Jim Finnegan, proprietor of the ursprache blog, has done it again. He’s found yet another obscure yet fascinating aphorist, as he explains here:

“At a church book sale, I found a lovely little book—Bits of Philosophy: From The Letters and Journal of Anna Firth Ferguson (Concord, Mass.,1933)—written by a woman who lived much like Thoreau at Walden Pond; simply, close to nature, and with a similar urge to compose aphoristic and philosophic writings. From three short accounts of her life and ways, written by her friends in what looks to be a posthumously and privately printed book, I’m given to understand that Anna Fitch studied art in Boston, but early on left both Boston and the formal study of art. She had a cottage built near Concord, Mass, and there she gardened, raised vegetables and wrote. In 1902, she was married to Edwin Ferguson, a man of ‘delicate health’. Mr. Ferguson was a cleric, and after marrying they lived for a time in Washington state where he served a parish. However, after a short period in what was rugged country at the time, Edwin and Anna were forced by reason of his health to move to Colorado. There she bore a son. But in only the fourth year of their marriage, Edwin passed away, and Anna returned to Concord to live with her son in her cottage. In that cottage, which came to be called “Peace Cottage,” she spent the remainder of her life. A selection of the aphorisms:”

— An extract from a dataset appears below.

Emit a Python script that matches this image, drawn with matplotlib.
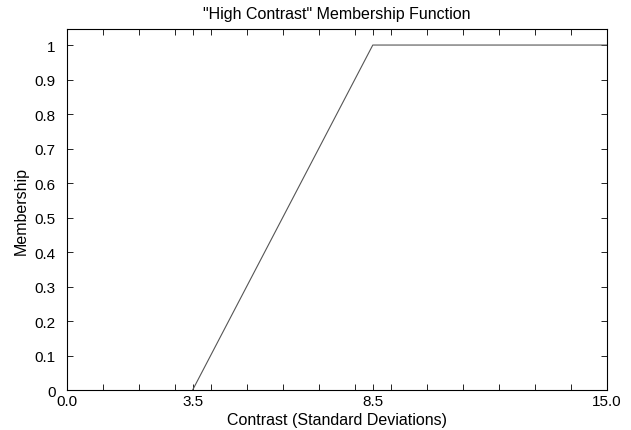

We give by being. One cannot give much until he becomes much.

One cannot take mental pictures of another without giving us a view of himself.

A condition for interchange is inter-need.

It is more difficult to live poetry than to write it.

We cannot find peace by building a floor over unanswered questions and living upon it.

A good moment appreciated comes again.

Better than a teacher is a desire to learn.

The first step towards knowing a thing is not knowing it.

We have left much rubbish at the door of truth, but none has got inside.